L'ail
Le nom de cette plante provient du latin
allium sur le latin classique
alium. Ce nom semble italique
même s'il existe aussi le terme
aglis
en grec classique pour désigner la gousse d'ail et le terme
aluh en sanskrit pour une plante
à bulbe. En grec moderne, c'est
skordo de
skorodoprason. Il ne possède
pas vraiment de racine indoeuroépenne.
Le mot latin est à l'origine du provençal
alh, aill, du catalan
all, de l'espagnol
ajo, du portugais
alho, de l'italien
aglio, le romanche
agl. Ces différentes forment
s'expliquent par la gémination du
l qui se palatalise alors et qui
dégage un yod. Le phénomène est occidental, le
roumain utilise
usturoi. La
racine du nom de l'ail change selon les langues
Le mot français apparaît d'abord sous la forme
al, au pluriel
alz (1165). La mouillure
n'était donc pas générale, la
géminée s'était simplifiée par
assimilation. Toutefois, le terme devien
ail au XIII
e s. Il
convient de noter que l'on n'avait pas affaire à un yod suivi de
consonne, mais à la consonne
l
mouillé comme en italien, espagnol, portugais, catalan...Cette
mouillure est encore recommandée par Féraud à la
fin du
XVIII
e s. et par Littré qui ne confond pas le mot
avec l'interjection. Cependant, la prononciation moderne est
déjà signalée par Landier en 1834.
Le pluriel d'ail est étrange car il est double : on emploie des
ails en botanique et des
aulx pour les condiments. La
vocalisation du
l en
w devant
s est un phénomène
normal du moyen français, elle est identique à celle des
autres mots en
-ail.
Néanmoins, le singulier a été
aul sur la forme du pluriel sans
doute par mauvaise interprétation d'un collectif. Estienne
écrit : «
Aucuns dient
aul, d'autres disent ail. » Nicot, Thierry, Cotgrave font
la même remarque à la Renaissance. Le singulier
ail s'impose avec Richelet,
Furetière et l'Académie française à la fin
du XVII
e s.
Le pluriel
aulx constitue une
autre anomalie. On a un x qui constitue une ligature
médiévale pour la séquence
ls ou
us. Le u a été
rétabli afin de former le digramme
au lu
o. C'est le cas de presque tous les
mots en
-aux. Mais on a
ajouté encore un
l
étymologique afin de rattacher ce mot à son singulier.

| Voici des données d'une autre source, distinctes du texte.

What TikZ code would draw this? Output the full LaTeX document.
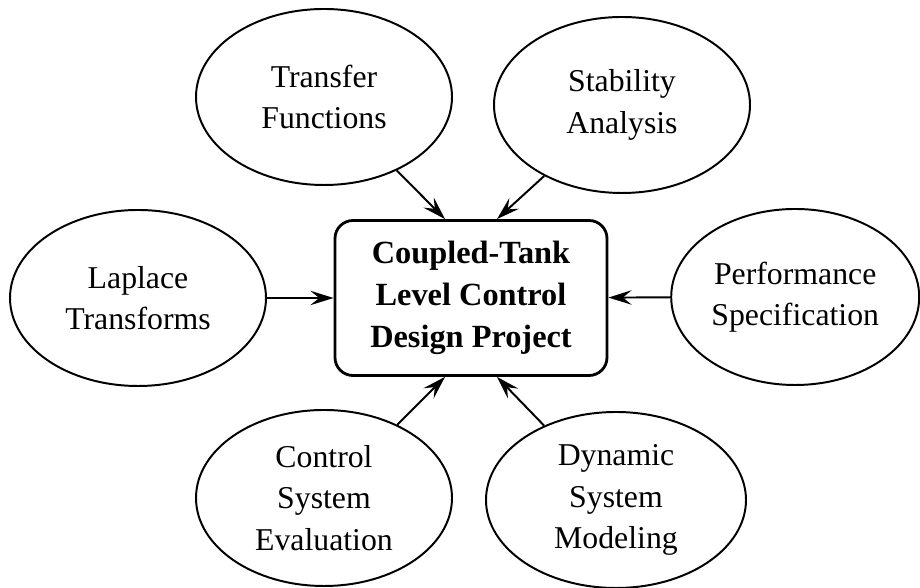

C'est ainsi que cette exception contient trois fois la même
notion sous trois lettres différentes ! Quant au pluriel
ails, il est entré dans le
dictionnaire de l'Académie en 1835.
Certains grammairiens recommandaient l'emploi du singulier de
préférence au pluriel trop difficile :
On est souvent embarrassé dans l'emploi de ce mot au
nombre pluriel. Doit-on dire : Craignez-vous les ails, ou
craignez-vous les aulx? Ce substantif et presque tous ceux qui
finissent en ail, en al et en eau, changent au
pluriel cette terminaison en aux, et le mot dont il s'agit ne
souffre pas d'exception; mais il vaut mieux l'employer au singulier. On
a mis de l'ail dans cette salade.
É. MOLARD, Le Mauvais langage
corrigé, 1810.
La gousse rentre dans des expressions figurées qui insistent sur
le manque de valeur :.
jà n'en
auront vaillant un ail (ils n'auront jamais la valeur d'un ail),
ne pas valoir la queue d'un vieil
ail, d'un ail pourri, pelé... Les expressions les plus
anciennes remontent au XIIe s. Elles se retrouvent dans des variantes
évoquant des fruits divers :
la
queue d'une cerise, des nèfles, des prunes. La
métaphore sur l'ail est cependant antérieure, l'ail
étant un aliment répandu et omniprésent.
Cette même connotation péjorative se retrouve dans des
expressions comme des paroles qui sentent l'ail, c'est-à-dire
qui montre une basse extraction, une mauvaise cuisine. Elle est
employée encore par Balzac.
Le proverbe
le mortier sent toujours
les aulx veut dire on se ressent toujours de son
éducation, de ses anciennes habitudes, de son milieu d'origine.
Il date du XV
e s. :
Femme qui en ses jeunes saulx
A aymé le jeu ung petit,
Le mortier sent tousjours les aulx,
Encore y prent-elle
appétit.
Coquillart
On peut le rapprocher de
la caque
sent toujours le hareng.
Le mot entre dans différentes sortes d'ail :
ail aux ours,
ail de chien, ail rose, ail à toupet, ail Moly ou doré,
etc.
Il sert également à former des dérivés :
ailler, aillé, aillet, aillerotte
ou aillée (plantation d'aulx),
aillade (mot provençal),
ailloli ou
aioli à partir de l'huile (
oli) qui est un autre mot d'origine
provençale.
L'ail possède une descendance plus étrange : le
chandail. Il s'agit à
l'origine du tricot porté par les ouvriers des halles
parisiennes. Ce tricot particulier était fabriqué
à Amiens et il portait le nom de
gamesou à partir du
début de Gamard et de
sweater (vêtement
pour la sueur) en phonétique approximative. Ces ouvriers
étaient les marchands d'ail, leur tricot a été
nommé par métonymie sur leur métier. Le
marchand d'ail est devenu par
aphérèse le
chandail en
1894. Et c'est pourquoi le pluriel de
chandail,
mot tardif, ne peut être
chandaulx.
Le chandail sort de son milieu d'origine pour devenir chic avec Coco
Chanel qui contribue à le répandre dans les années
vingt.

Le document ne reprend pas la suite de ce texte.